Your objective.
Go through the records below from the first line and print each one exactly, stopping after the line that contains "import numpy as np". Do not print pictures or anything past that line.

Data supplied.
________________
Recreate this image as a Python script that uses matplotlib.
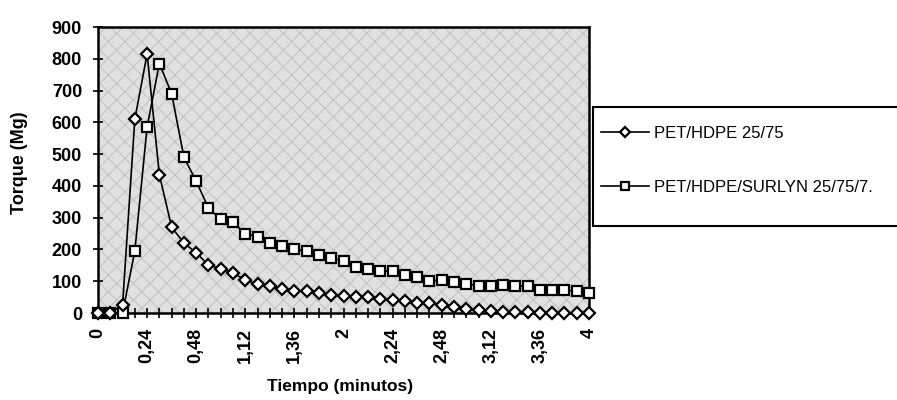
import matplotlib
matplotlib.use("Agg")
import matplotlib.pyplot as plt
from matplotlib.patches import Rectangle
import numpy as np

plt.rcParams['font.family'] = ['Liberation Sans', 'DejaVu Sans']
plt.rcParams['hatch.linewidth'] = 0.6

# time categories, every 6 s from 0 to 4 min (label shown every 4th point)
tick_labels = ["0", "0,24", "0,48", "1,12", "1,36", "2", "2,24", "2,48", "3,12", "3,36", "4"]

pet_hdpe = [0, 0, 25, 610, 815, 435, 270, 220, 190, 150, 140, 125, 105, 90, 85, 75,
            70, 68, 62, 58, 55, 50, 50, 43, 40, 37, 32, 33, 25, 20, 12, 8, 5, 4, 3, 2,
            1, 0, 0, 0, 0]
pet_hdpe_surlyn = [0, 0, 0, 195, 585, 785, 690, 490, 415, 330, 295, 285, 250, 240, 220,
                   210, 200, 195, 182, 172, 165, 145, 137, 132, 132, 120, 113, 102, 103,
                   98, 92, 86, 85, 87, 85, 85, 73, 73, 73, 68, 62]

labels = ["PET/HDPE 25/75", "PET/HDPE/SURLYN 25/75/7."]

W, H = 897, 400
fig = plt.figure(figsize=(W / 100, H / 100), dpi=100)
fig.patch.set_facecolor("white")
ax = fig.add_axes([98 / W, 1 - 313 / H, 491 / W, 286 / H])
ax.set_facecolor("#e0e0e0")
ax.patch.set_hatch("xx")
ax.patch.set_edgecolor("#bdbdbd")

x = np.arange(len(pet_hdpe))
l1, = ax.plot(x, pet_hdpe, color="black", lw=1.2, marker="D", markersize=6.5,
              markerfacecolor="white", markeredgecolor="black", markeredgewidth=1.6,
              clip_on=False, zorder=4, label=labels[0])
l2, = ax.plot(x, pet_hdpe_surlyn, color="black", lw=1.2, marker="s", markersize=7.5,
              markerfacecolor="white", markeredgecolor="black", markeredgewidth=1.6,
              clip_on=False, zorder=3, label=labels[1])

ax.set_xlim(0, len(x) - 1)
ax.set_ylim(0, 900)
ax.set_yticks(np.arange(0, 901, 100))
ax.set_xticks(np.arange(0, len(x), 4))
ax.set_xticklabels(tick_labels, rotation=90)
ax.set_xticks(np.arange(0, len(x), 1), minor=True)

for s in ax.spines.values():
    s.set_linewidth(1.8)
    s.set_color("black")

ax.tick_params(axis="both", which="both", direction="inout", width=1.2, color="black")
ax.tick_params(axis="x", which="major", length=7, labelsize=13, pad=7.5)
ax.tick_params(axis="x", which="minor", length=7)
ax.tick_params(axis="y", which="major", length=7, labelsize=13, pad=8)
for t in ax.get_xticklabels() + ax.get_yticklabels():
    t.set_fontweight("bold")

fig.text(19 / W, 1 - 163 / H, "Torque (Mg)", rotation=90, ha="center", va="center",
         fontsize=13, fontweight="bold")
fig.text(340 / W, 1 - 387 / H, "Tiempo (minutos)", ha="center", va="center",
         fontsize=12.5, fontweight="bold")

# legend frame drawn separately (unequal top/bottom padding in the reference)
fig.patches.append(Rectangle((593 / W, 1 - 226 / H), 310 / W, 119 / H,
                             transform=fig.transFigure, facecolor="white",
                             edgecolor="black", linewidth=1.5, zorder=1))
leg = fig.legend(handles=[l1, l2], labels=labels, loc="upper left",
                 bbox_to_anchor=(601 / W, 1 - 126 / H),
                 bbox_transform=fig.transFigure, borderaxespad=0,
                 frameon=False, fontsize=12, handlelength=2.9,
                 handletextpad=0.3, borderpad=0.0, labelspacing=2.35, markerscale=0.8)
leg.set_zorder(5)

fig.savefig("out.png", dpi=100)
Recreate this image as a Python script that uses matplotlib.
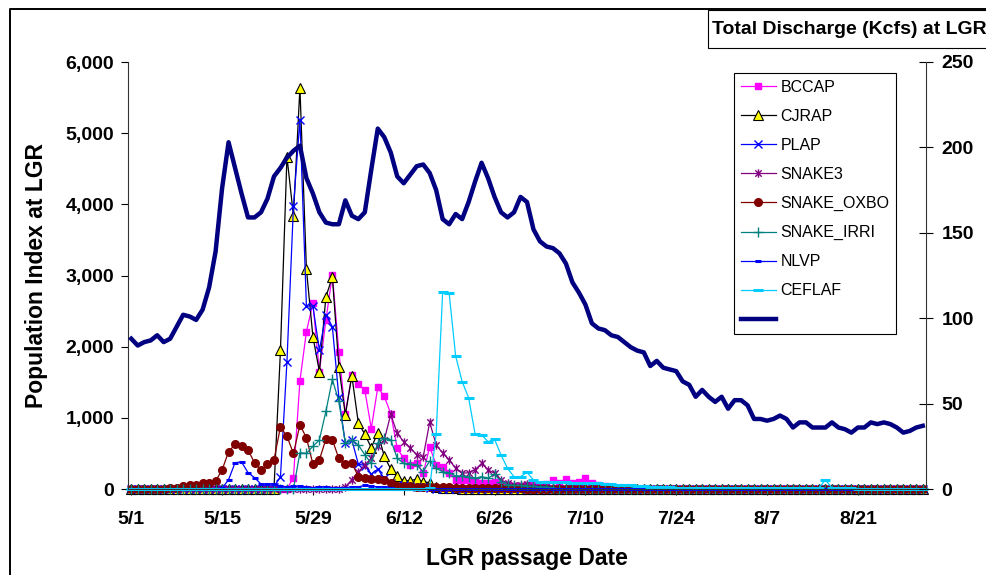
________________
Completed exercise.
Recreate this image as a Python script that uses matplotlib.
import matplotlib
matplotlib.use("Agg")
import matplotlib.pyplot as plt
from matplotlib.patches import Rectangle
import numpy as np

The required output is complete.